Johanna Frühwald, ativista financeira da urgewald, diz: “Às vésperas da 30ª Conferência Mundial do Clima no Brasil, esta análise não é apenas um alerta para bancos e investidores, mas também para as autoridades de supervisão e regulação. Como financiador, o UBS está contribuindo significativamente para a destruição irreversível de habitats e ecossistemas na América Latina. É hora de o mercado financeiro suíço tratar a expansão fóssil pelo que ela é: um risco ecológico e também um risco sistêmico para o setor financeiro.”
Embora os bancos austríacos não apareçam na área de financiamento bancário, o Erste Group e o Raiffeisen Banking Group atuaram como investidores nas empresas de combustíveis fósseis em expansão na região. Na data do relatório, o Grupo Erste detinha ações e títulos com um valor total de US$ 55,1 milhões, o Raiffeisen com um valor total de US$ 54,7 milhões.

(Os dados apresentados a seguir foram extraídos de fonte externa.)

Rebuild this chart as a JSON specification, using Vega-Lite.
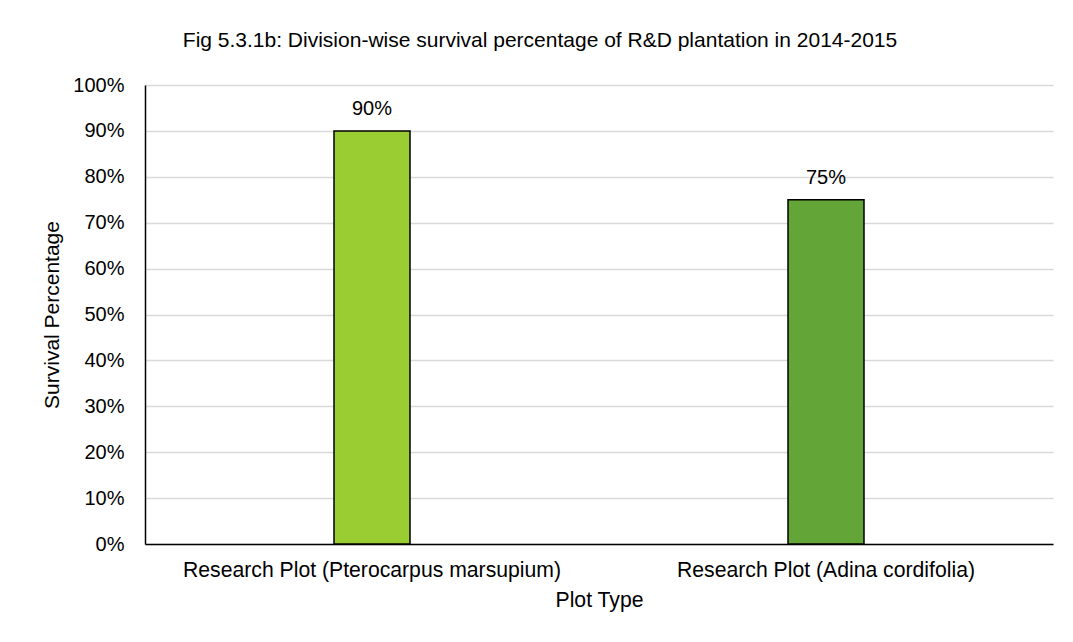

Frühwald diz: “Esses investimentos vêm às custas das comunidades indígenas e habitats dignos de proteção. É hora de o Erste Group e a Raiffeisen limparem seus portfólios e investirem na transição energética em vez de modelos de negócios fósseis.”
Um rastro de dinheiro para as salas de reuniões dos bancos internacionais
O financiamento da expansão dos combustíveis fósseis na América Latina e no Caribe, portanto, ocorre em grande parte no exterior. Mesmo as empresas estatais de petróleo e gás da região dependem fortemente de dinheiro do exterior. Assim, os bancos mais importantes da Petrobras são o MUFG do Japão e o Scotiabank do Canadá. A Pemex do México recebeu as maiores quantias de financiamento do Citi e a Ecopetrol da Colômbia do Scotiabank. O grupo argentino YPF tem o Santander como seu principal doador.
Dez anos após o Acordo Climático de Paris, o mundo ainda não conseguiu reverter a curva de emissões. “Se você procurar as razões para esse fracasso, encontrará um rastro de dinheiro. Isso leva diretamente às salas de reuniões de instituições financeiras que ignoraram o senso comum e a ciência climática na última década para continuar financiando a expansão dos combustíveis fósseis”, critica Schücking.